Closed calvinzhan closed 1 year ago
I check the paddle implementations here
def _cal_spatial_position_embeddings(self, bbox):
try:
left_position_embeddings = self.x_position_embeddings(bbox[:, :, 0])
upper_position_embeddings = self.y_position_embeddings(bbox[:, :, 1])
right_position_embeddings = self.x_position_embeddings(bbox[:, :, 2])
lower_position_embeddings = self.y_position_embeddings(bbox[:, :, 3])
except IndexError as e:
raise IndexError("The :obj:`bbox`coordinate values should be within 0-1000 range.") from e
h_position_embeddings = self.h_position_embeddings(bbox[:, :, 3] - bbox[:, :, 1])

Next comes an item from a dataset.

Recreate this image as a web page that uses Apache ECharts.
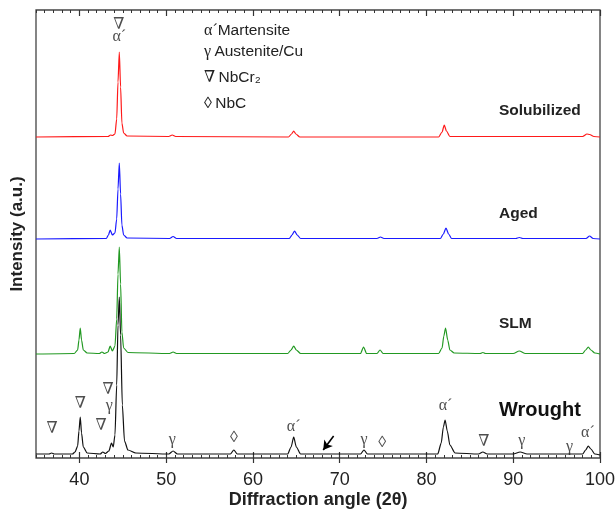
<!DOCTYPE html>
<html>
<head>
<meta charset="utf-8">
<script src="https://cdn.jsdelivr.net/npm/echarts@6/dist/echarts.min.js"></script>
<style>html,body{margin:0;padding:0;background:#fff}#c{width:615px;height:509px}</style>
</head>
<body>
<div id="c"></div>
<script>
// ---- data (2θ in degrees, intensity in arbitrary units above each pattern's own baseline) ----
const seriesNames = ['Solubilized', 'Aged', 'SLM', 'Wrought'];
const offsets = [321, 219, 104, 3];

const solAngle = [35, 43.3, 43.6, 43.8, 44.1, 44.3, 44.45, 44.6, 44.75, 44.9, 45.1, 45.5, 50.3, 50.7, 51.1, 64.1, 64.45, 64.7, 64.95, 65.4, 81.4, 81.8, 82.05, 82.3, 82.7, 98.0, 98.5, 98.8, 99.3, 100];
const solInt   = [0, 0.5, 2, 1.5, 3, 18, 55, 85, 50, 14, 4, 1, 0.5, 2, 0.5, 0, 3, 6, 3, 0, 0, 5, 12, 6, 0.5, 0.5, 3, 2.5, 0.5, 0];

const agedAngle = [35, 43.1, 43.35, 43.55, 43.8, 44.1, 44.3, 44.45, 44.6, 44.75, 44.9, 45.1, 45.5, 50.4, 50.8, 51.2, 64.2, 64.5, 64.8, 65.1, 65.5, 74.3, 74.7, 75.1, 81.6, 81.95, 82.25, 82.55, 82.9, 90.3, 90.7, 91.1, 98.4, 98.8, 99.2, 100];
const agedInt   = [0, 0.5, 4, 9, 4, 6, 20, 50, 76, 45, 14, 4, 1, 0.5, 2.5, 0.5, 0.5, 4, 8, 4, 0.5, 0.5, 2, 0.5, 0.5, 5, 11, 5, 0.5, 0.5, 1.5, 0.5, 0.5, 3, 0.5, 0];

const slmAngle = [35, 39.4, 39.8, 39.95, 40.1, 40.25, 40.45, 40.9, 42.3, 42.6, 42.9, 43.3, 43.55, 43.8, 44.1, 44.3, 44.45, 44.6, 44.75, 44.9, 45.1, 45.6, 50.4, 50.8, 51.2, 64.0, 64.4, 64.7, 65.0, 65.5, 72.4, 72.75, 73.1, 74.3, 74.65, 75.0, 81.4, 81.8, 82.0, 82.2, 82.45, 82.7, 83.2, 86.2, 86.5, 86.8, 90.0, 90.7, 91.4, 98.0, 98.35, 98.65, 98.95, 99.4, 100];
const slmInt   = [0, 0.5, 4, 14, 26, 14, 4, 1, 0.5, 2, 0.5, 2, 8, 3, 8, 35, 80, 107, 70, 22, 6, 1.5, 0.5, 2, 0.5, 0.5, 4, 8, 4, 0.5, 0.5, 7, 0.5, 0.5, 4, 0.5, 0.5, 6, 18, 26, 14, 4, 1, 0.5, 1.5, 0.5, 0.5, 3, 0.5, 0.5, 4, 7, 4, 1, 0];

const wroAngle = [35, 36.5, 36.8, 37.1, 39.2, 39.5, 39.8, 39.95, 40.1, 40.25, 40.45, 40.9, 42.4, 42.7, 43.0, 43.4, 43.7, 43.9, 44.1, 44.3, 44.45, 44.6, 44.75, 44.95, 45.2, 45.6, 46.5, 50.3, 50.8, 51.3, 57.4, 57.8, 58.2, 64.0, 64.4, 64.7, 65.0, 65.5, 72.4, 72.8, 73.2, 81.3, 81.7, 81.95, 82.15, 82.4, 82.7, 83.3, 86.0, 86.5, 87.0, 90.0, 90.8, 91.6, 98.0, 98.35, 98.65, 98.95, 99.4, 100];
const wroInt   = [1, 1, 2, 1, 1, 3, 9, 24, 38, 22, 8, 2, 1, 3, 1.5, 4, 12, 8, 20, 70, 130, 158, 120, 50, 14, 5, 2, 1, 4, 1, 1, 5, 1, 1, 8, 18, 8, 1, 1, 5, 1, 1, 12, 28, 35, 24, 10, 2, 1, 3, 1, 1, 3, 1, 1, 5, 9, 6, 1, 0];

// peak annotations (angle, height on the plot scale, text)
const annoAngle = [44.55, 44.6, 36.85, 40.1, 42.5, 43.3, 43.45, 50.7, 57.8, 64.7, 72.8, 74.9, 82.2, 86.6, 91.0, 96.5, 98.6];
const annoValue = [433, 421, 29, 54, 32, 68, 52, 18, 20, 31, 18, 15, 52, 16, 17, 11, 25];
const annoText  = ['∇', 'α´', '∇', '∇', '∇', '∇', 'γ', 'γ', '◊', 'α´', 'γ', '◊', 'α´', '∇', 'γ', 'γ', 'α´'];

const majorTicks = [40, 50, 60, 70, 80, 90, 100];
const xMin = 35, xMax = 100;
const minorTicks = [];
for (let t = xMin; t <= xMax; t++) minorTicks.push(t);

// ---- chart ----
const colors = ['#ff1a1a', '#1a1aff', '#229922', '#111111'];
const angles = [solAngle, agedAngle, slmAngle, wroAngle];
const ints = [solInt, agedInt, slmInt, wroInt];

const chart = echarts.init(document.getElementById('c'), null, {renderer: 'canvas'});

function xAx(extra) {
  return Object.assign({
    type: 'value', min: xMin, max: xMax, gridIndex: 0,
    axisLine: {show: false}, splitLine: {show: false},
    axisLabel: {show: false}, axisTick: {show: false}
  }, extra);
}

const series = seriesNames.map((name, k) => ({
  name: name, type: 'line', xAxisIndex: 0, yAxisIndex: 0,
  showSymbol: false, symbol: 'none', smooth: 0.25, smoothMonotone: 'x',
  lineStyle: {color: colors[k], width: 1.2},
  data: angles[k].map((a, i) => [a, offsets[k] + ints[k][i]]),
  z: 2 + k,
  markLine: name === 'Wrought' ? {
    silent: true, symbol: ['none', 'arrow'], symbolSize: [8, 9],
    lineStyle: {color: '#000', width: 1.6, type: 'solid'}, label: {show: false},
    data: [[{coord: [69.3, 22]}, {coord: [68.1, 8]}]]
  } : undefined
}));

series.push({
  type: 'scatter', xAxisIndex: 0, yAxisIndex: 0, symbolSize: 0, silent: true, z: 10,
  data: annoAngle.map((a, i) => ({value: [a, annoValue[i]], name: annoText[i]})),
  label: {
    show: true, position: 'inside', formatter: p => p.name,
    fontFamily: 'Liberation Serif, DejaVu Serif, serif', fontSize: 16, color: '#222'
  }
});

const legendRich = {
  g: {fontFamily: 'Liberation Serif, DejaVu Serif, serif', fontSize: 16, fill: '#222'},
  t: {fontFamily: 'Liberation Sans, Arial, sans-serif', fontSize: 15.5, fill: '#222'}
};

const option = {
  animation: false,
  backgroundColor: '#fff',
  grid: {left: 36, right: 15, top: 10, bottom: 51, show: true, borderColor: '#444', borderWidth: 1.3,
         containLabel: false, outerBoundsMode: 'none'},
  xAxis: [
    xAx({position: 'bottom',
      axisTick: {show: true, customValues: majorTicks, inside: false, length: 5, lineStyle: {color: '#333', width: 1.2}},
      axisLabel: {show: true, customValues: majorTicks, margin: 13, fontFamily: 'Liberation Sans, Arial, sans-serif', fontSize: 18, color: '#222'},
      name: 'Diffraction angle (2θ)', nameLocation: 'middle', nameGap: 33, nameMoveOverlap: false,
      nameTextStyle: {fontFamily: 'Liberation Sans, Arial, sans-serif', fontSize: 18, fontWeight: 'bold', color: '#222'}
    }),
    xAx({position: 'bottom', axisTick: {show: true, customValues: minorTicks, inside: true, length: 3, lineStyle: {color: '#333', width: 1}}}),
    xAx({position: 'bottom', axisTick: {show: true, customValues: majorTicks, inside: true, length: 6, lineStyle: {color: '#333', width: 1.2}}}),
    xAx({position: 'top', axisTick: {show: true, customValues: minorTicks, inside: true, length: 3, lineStyle: {color: '#333', width: 1}}}),
    xAx({position: 'top', axisTick: {show: true, customValues: majorTicks, inside: true, length: 6, lineStyle: {color: '#333', width: 1.2}}})
  ],
  yAxis: [{
    type: 'value', min: 0, max: 448, position: 'left',
    axisLine: {show: false}, axisTick: {show: false}, axisLabel: {show: false}, splitLine: {show: false},
    name: 'Intensity (a.u.)', nameLocation: 'middle', nameGap: 10, nameMoveOverlap: false,
    nameTextStyle: {fontFamily: 'Liberation Sans, Arial, sans-serif', fontSize: 17, fontWeight: 'bold', color: '#222'}
  }],
  series: series,
  graphic: [
    {type: 'text', left: 204, top: 23, style: {text: '{g|α´}{t|Martensite}', rich: legendRich}},
    {type: 'text', left: 204, top: 44, style: {text: '{g|γ} {t|Austenite/Cu}', rich: legendRich}},
    {type: 'text', left: 204, top: 70, style: {text: '{g|∇} {t|NbCr₂}', rich: legendRich}},
    {type: 'text', left: 204, top: 96, style: {text: '{g|◊} {t|NbC}', rich: legendRich}},
    {type: 'text', left: 499, top: 103, style: {text: 'Solubilized', font: 'bold 15.5px "Liberation Sans", Arial, sans-serif', fill: '#222'}},
    {type: 'text', left: 499, top: 206, style: {text: 'Aged', font: 'bold 15.5px "Liberation Sans", Arial, sans-serif', fill: '#222'}},
    {type: 'text', left: 499, top: 316, style: {text: 'SLM', font: 'bold 15.5px "Liberation Sans", Arial, sans-serif', fill: '#222'}},
    {type: 'text', left: 499, top: 400, style: {text: 'Wrought', font: 'bold 20px "Liberation Sans", Arial, sans-serif', fill: '#111'}}
  ]
};
chart.setOption(option);
</script>
</body>
</html>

w_position_embeddings = self.w_position_embeddings(bbox[:, :, 2] - bbox[:, :, 0])
return (
left_position_embeddings,
upper_position_embeddings,
right_position_embeddings,
lower_position_embeddings,
h_position_embeddings,
w_position_embeddings,
)
As you can see, bbox[:, :, 3] - bbox[:, :, 1]
calculates the height and bbox[:, :, 2] - bbox[:, :, 0]
calculates the width. The code takes care of the box_width and box_height itself, so we should the order as the LayoutLMv3 .
In Paddle, bbox is [ top_left_point_x, top_left_point_y, box_width, box_height]; while in LayoutLMv3_DocVQA, bbox is [ top_left_point_x, top_left_point_y, right_bottom_x, right_bottom_y ]. Which one should we use?
Since the model is converted from Paddle, should it be trained with the first bbox setting? And we should follow it during finetune?